The 1980s were not the best decade in the history of Northampton Saints. There was acrimony off the field and disappointing results on it. To stay at the club throughout such times took a lot of commitment: something Vince Cannon had in spades.
Kettering-born Cannon was a fixture in the Saints team throughout his 16 years at the Gardens, a period in which he racked up 438 appearances - easily the most for a second-row forward and the third highest in the history of the club. His scoring prowess was not too bad either and he crossed the whitewash 74 times and landed a solitary conversion for a points tally of 298.
Cannon was as distinctive for his beard as much as his longevity.
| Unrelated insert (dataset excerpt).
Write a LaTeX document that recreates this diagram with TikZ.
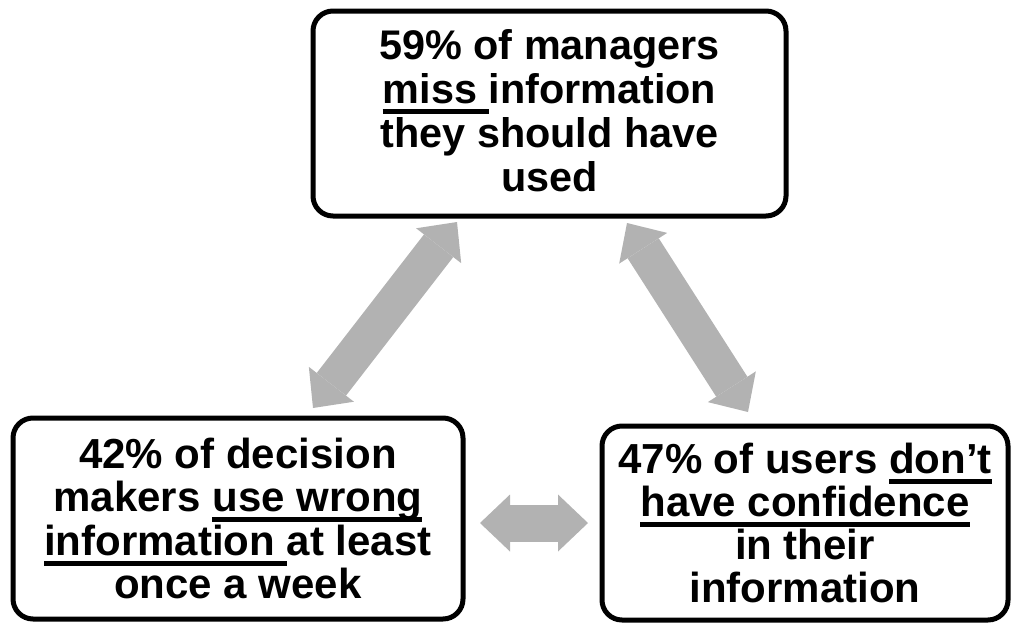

And though his play was such that he got to the verge of international honours, it is his dedication to the Saints cause that marks him out as a true legend. It is just a pity that the club's success did not match the effort he put in.
Cannon took over the captaincy in the 1982/83 season. Unfortunately a poor run of results meant that the campaign was one of the worst in the club's history. This was compounded as the club slid towards ignominy, including finishing at the bottom of Division Two in the first year of English leagues.
This period was one of general discontent at the club amongst players and supporters, culminating in the revolution of July 1988 that sparked the turnaround in the club's fortunes. As well as new management, there was a new director of rugby in Barrie Corless. Throughout it all though was Cannon, who saw in the new regime by playing in its first fixture, a 22-13 friendly victory over Harlequins.
Cannon has remained in the Northampton area since retirement in 1989 and he has not been forgotten at the club either. Former team manager Lennie Newman was a regular second-row partner - including that first fixture under Corless - and when five former captains were chosen to open the new Church's Stand (that completed the redevelopment of the ground) Cannon was among them.